After processing the entire string, any remaining operators and operands on the stacks are processed to yield the final result.

Code (C++)

class Solution {
public:
    int operate(int b, char ch, int a) {
        switch (ch) {
            case '+': return a + b;
            case '-': return a - b;
            case '*': return a * b;
            case '/': return a / b;
            default: return 0;
        }
    }
 
    int calculate(string s) {
        int preority[250];
        preority['+'] = 1; preority['-'] = 1;
        preority['*'] = 2; preority['/'] = 2;
        preority['('] = 0; preority[')'] = 0;
 
        stack<char> op;
        stack<int> num;
        int stringsize = s.size();
        int i = 0;
        char ch;
 
        for (; i < stringsize; i++) {
            ch = s[i];
            if (ch == ' ') continue;
            if (ch >= '0' && ch <= '9') {
                int realnum = ch - '0';
                while (s[i + 1] >= '0' && s[i + 1] <= '9') {
                    i++;
                    realnum *= 10;
                    realnum += s[i] - '0';
                }
                num.push(realnum);
            } else {
                if (op.empty() || ch == '(' || preority[ch] > preority[op.top()]) {
                    if (num.empty() && (ch == '-' || ch == '+')) num.push(0);
                    op.push(ch);
                    if (ch == '(') {
                        int j = i;
                        while (j + 1 < stringsize) {
                            if (s[j + 1] == '-' || s[j + 1] == '+') num.push(0);
                            if (s[j + 1] != ' ') break;
                            j++;
                        }
                    }
                } else if (ch == ')') {
                    char ch2 = ')';
                    ch2 = op.top();
                    op.pop();
                    while (ch2 != '(') {
                        int a = num.top(); num.pop();
                        int b = num.top(); num.pop();
                        num.push(operate(a, ch2, b));
                        ch2 = op.top();
                        op.pop();
                    }
                } else if (preority[ch] <= preority[op.top()]) {
                    char ch2;
                    ch2 = op.top();
                    while (!op.empty() && preority[ch] <= preority[op.top()] && ch2 != '(') {
                        op.pop();
                        int a = num.top(); num.pop();
                        int b = num.top(); num.pop();
                        num.push(operate(a, ch2, b));
                        if (!op.empty()) ch2 = op.top(); else break;
                    }
                    op.push(ch);
                }
            }
        }
        while (!op.empty()) {
            ch = op.top();
            op.pop();
            int a = num.top(); num.pop();
            int b = num.top(); num.pop();
            num.push(operate(a, ch, b));
        }
        return num.top();
    }
};

Time and Space Complexity

  • Time Complexity: O(n), where n is the length of the input string. Each character is processed at most a constant number of times.

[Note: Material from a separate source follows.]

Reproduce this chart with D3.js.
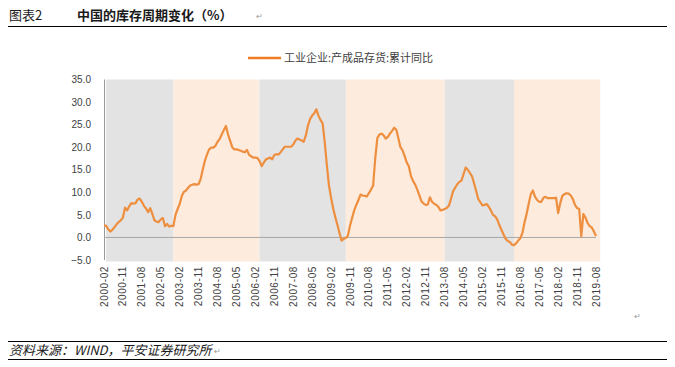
<!DOCTYPE html>
<html>
<head>
<meta charset="utf-8">
<script src="https://cdn.jsdelivr.net/npm/d3@7"></script>
<style>
  body { margin: 0; background: #fff; }
  svg { display: block; font-family: "Noto Sans CJK SC", "Noto Sans", sans-serif; }
  .axis text { fill: #404040; font-size: 10px; font-family: "Liberation Sans", Arial, sans-serif; }
  .axis path, .axis line { stroke: none; }
</style>
</head>
<body>
<svg id="chart"></svg>
<script>
// 工业企业:产成品存货:累计同比 (%), monthly from 2000-02 to 2019-08
const startMonth = '2000-02';
const v2000 = [2.6, 2.6, 1.8, 1.3, 1.7, 2.3, 2.9, 3.4, 3.8, 4.4, 6.6];
const v2001 = [6.0, 6.9, 7.6, 7.5, 7.6, 8.4, 8.6, 7.9, 7.0, 6.4, 5.6, 6.5];
const v2002 = [5.2, 3.8, 3.5, 3.4, 4.0, 4.3, 2.5, 3.0, 2.4, 2.6, 2.5, 5.0];
const v2003 = [6.3, 7.4, 9.2, 10.1, 10.4, 11.0, 11.5, 11.7, 11.8, 11.7, 11.8, 13.0];
const v2004 = [15.1, 17.0, 18.4, 19.5, 19.9, 19.9, 20.3, 21.2, 21.8, 22.8, 23.8, 24.7];
const v2005 = [22.8, 21.4, 20.0, 19.5, 19.5, 19.4, 19.2, 19.0, 18.9, 19.4, 18.3, 18.0];
const v2006 = [17.7, 17.7, 17.6, 16.9, 15.8, 16.6, 17.3, 17.5, 17.7, 17.3, 18.3, 18.4];
const v2007 = [18.4, 18.9, 19.5, 20.1, 20.1, 20.1, 20.1, 20.6, 21.4, 21.9, 21.7, 21.5];
const v2008 = [21.2, 22.6, 24.8, 26.2, 27.0, 27.5, 28.4, 27.0, 26.0, 25.3, 21.0, 16.0];
const v2009 = [11.5, 8.8, 6.4, 4.5, 2.8, 1.0, -0.7, -0.3, -0.1, 0.4, 2.6, 4.3];
const v2010 = [6.0, 7.2, 8.3, 9.5, 9.3, 9.2, 9.1, 9.8, 10.6, 11.5, 17.5, 22.0];
const v2011 = [22.8, 23.0, 22.6, 21.9, 22.3, 23.0, 23.6, 24.3, 23.9, 22.0, 20.0, 19.3];
const v2012 = [18.0, 16.6, 15.7, 13.6, 12.5, 11.7, 10.6, 9.3, 8.0, 7.5, 7.2, 7.3];
const v2013 = [8.9, 7.9, 7.5, 7.2, 6.8, 6.0, 6.1, 6.3, 6.5, 7.0, 8.5, 10.2];
const v2014 = [11.0, 11.8, 12.3, 12.6, 14.0, 15.5, 15.0, 14.3, 13.6, 12.0, 10.3, 8.5];
const v2015 = [7.8, 7.1, 7.2, 7.4, 6.8, 6.0, 5.0, 4.7, 4.0, 2.8, 1.7, 0.7];
const v2016 = [-0.3, -0.8, -1.0, -1.6, -1.7, -1.3, -0.7, -0.2, 1.0, 3.3, 5.2, 7.5];
const v2017 = [9.6, 10.4, 9.0, 8.3, 7.9, 7.9, 8.8, 9.0, 8.7, 8.7, 8.7, 8.7];
const v2018 = [8.8, 5.4, 7.6, 9.2, 9.6, 9.8, 9.7, 9.3, 8.5, 7.2, 6.5, 6.3];
const v2019 = [0.3, 5.2, 4.4, 3.2, 2.5, 2.2, 1.3, 0.3];

// x-axis tick labels (every 9 months)
const xTickLabels = ['2000-02', '2000-11', '2001-08', '2002-05', '2003-02', '2003-11', '2004-08',
  '2005-05', '2006-02', '2006-11', '2007-08', '2008-05', '2009-02', '2009-11', '2010-08',
  '2011-05', '2012-02', '2012-11', '2013-08', '2014-05', '2015-02', '2015-11', '2016-08',
  '2017-05', '2018-02', '2018-11', '2019-08'];
const yTicks = [-5, 0, 5, 10, 15, 20, 25, 30, 35];

// inventory cycle phases (background bands)
const phaseStart = ['2000-03', '2002-11', '2006-04', '2009-09', '2013-08', '2016-05'];
const phaseEnd = ['2002-11', '2006-04', '2009-09', '2013-08', '2016-05', '2019-10'];
const phaseKind = ['down', 'up', 'down', 'up', 'down', 'up'];

const seriesName = '工业企业:产成品存货:累计同比';

function monthIndex(s) {
  const [y, m] = s.split('-').map(Number);
  const [y0, m0] = startMonth.split('-').map(Number);
  return (y - y0) * 12 + (m - m0);
}

class InventoryChart {
  constructor(_config, _data) {
    this.config = {
      parentElement: _config.parentElement,
      containerWidth: _config.containerWidth || 675,
      containerHeight: _config.containerHeight || 367,
      margin: { top: 79.5, left: 104, right: 79, bottom: 107 }
    };
    this.data = _data;
    this.initVis();
  }

  initVis() {
    let vis = this;
    vis.width = vis.config.containerWidth - vis.config.margin.left - vis.config.margin.right;
    vis.height = vis.config.containerHeight - vis.config.margin.top - vis.config.margin.bottom;

    vis.svg = d3.select(vis.config.parentElement)
        .attr('width', vis.config.containerWidth)
        .attr('height', vis.config.containerHeight);

    vis.xScale = d3.scaleLinear()
        .domain([0, monthIndex('2019-08')])
        .range([0, vis.width]);

    vis.yScale = d3.scaleLinear()
        .domain([-5, 35])
        .range([vis.height, 0]);

    vis.chart = vis.svg.append('g')
        .attr('transform', `translate(${vis.config.margin.left},${vis.config.margin.top})`);

    vis.renderVis();
  }

  renderVis() {
    let vis = this;

    // page furniture: title, rules, source
    vis.svg.append('text').attr('x', 9).attr('y', 20)
        .attr('font-size', 13).attr('fill', '#1a1a1a').text('图表2');
    vis.svg.append('text').attr('x', 77).attr('y', 20)
        .attr('font-size', 13).attr('font-weight', 'bold').attr('fill', '#1a1a1a')
        .text('中国的库存周期变化（%）');
    vis.svg.append('text').attr('x', 256).attr('y', 19)
        .attr('font-size', 8).attr('fill', '#999').text('↵');
    vis.svg.append('line').attr('x1', 8).attr('x2', 667).attr('y1', 26.5).attr('y2', 26.5)
        .attr('stroke', '#000').attr('stroke-width', 1);

    vis.svg.append('text').attr('x', 634).attr('y', 319)
        .attr('font-size', 8).attr('fill', '#999').text('↵');
    vis.svg.append('line').attr('x1', 8).attr('x2', 667).attr('y1', 341.5).attr('y2', 341.5)
        .attr('stroke', '#000').attr('stroke-width', 1);
    vis.svg.append('text').attr('x', 9).attr('y', 355)
        .attr('font-size', 13).attr('font-style', 'italic').attr('fill', '#1a1a1a')
        .text('资料来源：WIND，平安证券研究所');
    vis.svg.append('text').attr('x', 214).attr('y', 354)
        .attr('font-size', 8).attr('fill', '#999').text('↵');
    vis.svg.append('line').attr('x1', 8).attr('x2', 667).attr('y1', 359.5).attr('y2', 359.5)
        .attr('stroke', '#000').attr('stroke-width', 1);

    // background bands
    vis.chart.selectAll('.phase')
        .data(phaseStart.map((s, i) => ({ s: s, e: phaseEnd[i], k: phaseKind[i] })))
        .join('rect')
        .attr('class', 'phase')
        .attr('x', d => vis.xScale(monthIndex(d.s)))
        .attr('width', d => vis.xScale(monthIndex(d.e)) - vis.xScale(monthIndex(d.s)))
        .attr('y', 0)
        .attr('height', vis.height + 1.5)
        .attr('fill', d => d.k === 'down' ? '#e3e3e3' : '#fdebdd');

    // y axis labels
    vis.yAxis = d3.axisLeft(vis.yScale)
        .tickValues(yTicks)
        .tickSize(0)
        .tickPadding(13)
        .tickFormat(d3.format('.1f'));
    vis.chart.append('g').attr('class', 'axis y-axis').call(vis.yAxis);

    vis.chart.append('line')
        .attr('x1', 0.5).attr('x2', 0.5).attr('y1', 0).attr('y2', vis.height)
        .attr('stroke', '#999').attr('stroke-width', 1);

    // zero line
    vis.chart.append('line')
        .attr('x1', 0).attr('x2', vis.width)
        .attr('y1', vis.yScale(0)).attr('y2', vis.yScale(0))
        .attr('stroke', '#a6a6a6').attr('stroke-width', 1);

    // x axis labels, rotated
    vis.chart.append('g')
        .attr('class', 'axis x-axis')
        .selectAll('text')
        .data(xTickLabels)
        .join('text')
        .attr('transform', d => `translate(${vis.xScale(monthIndex(d)) + 3.5},${vis.height + 6}) rotate(-90)`)
        .attr('text-anchor', 'end')
        .style('letter-spacing', '0.6px')
        .text(d => d);

    // series line
    vis.line = d3.line()
        .x((d, i) => vis.xScale(i))
        .y(d => vis.yScale(d));

    vis.chart.append('path')
        .datum(vis.data)
        .attr('fill', 'none')
        .attr('stroke', '#ee8e3f')
        .attr('stroke-width', 2.2)
        .attr('stroke-linejoin', 'round')
        .attr('d', vis.line);

    // legend
    let legend = vis.svg.append('g').attr('transform', 'translate(248,58)');
    legend.append('line').attr('x1', 0).attr('x2', 33).attr('y1', 0).attr('y2', 0)
        .attr('stroke', '#ee7d26').attr('stroke-width', 2.5);
    legend.append('text').attr('x', 36).attr('y', 4)
        .attr('font-size', 11).attr('fill', '#404040').text(seriesName);
  }
}

const values = [].concat(v2000, v2001, v2002, v2003, v2004, v2005, v2006, v2007, v2008, v2009,
  v2010, v2011, v2012, v2013, v2014, v2015, v2016, v2017, v2018, v2019);

new InventoryChart({ parentElement: '#chart' }, values);
</script>
</body>
</html>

  • Space Complexity: O(n) in the worst case, due to the stack. The maximum size of the stacks can be proportional to the length of the input string (e.g., deeply nested parentheses). In practice, it's likely to be much less than n.

The provided C++ code implements this approach effectively. The other languages (Python, Java, Go) would use similar logic with their respective stack implementations. The key is the careful handling of operator precedence and parentheses using the stack-based approach.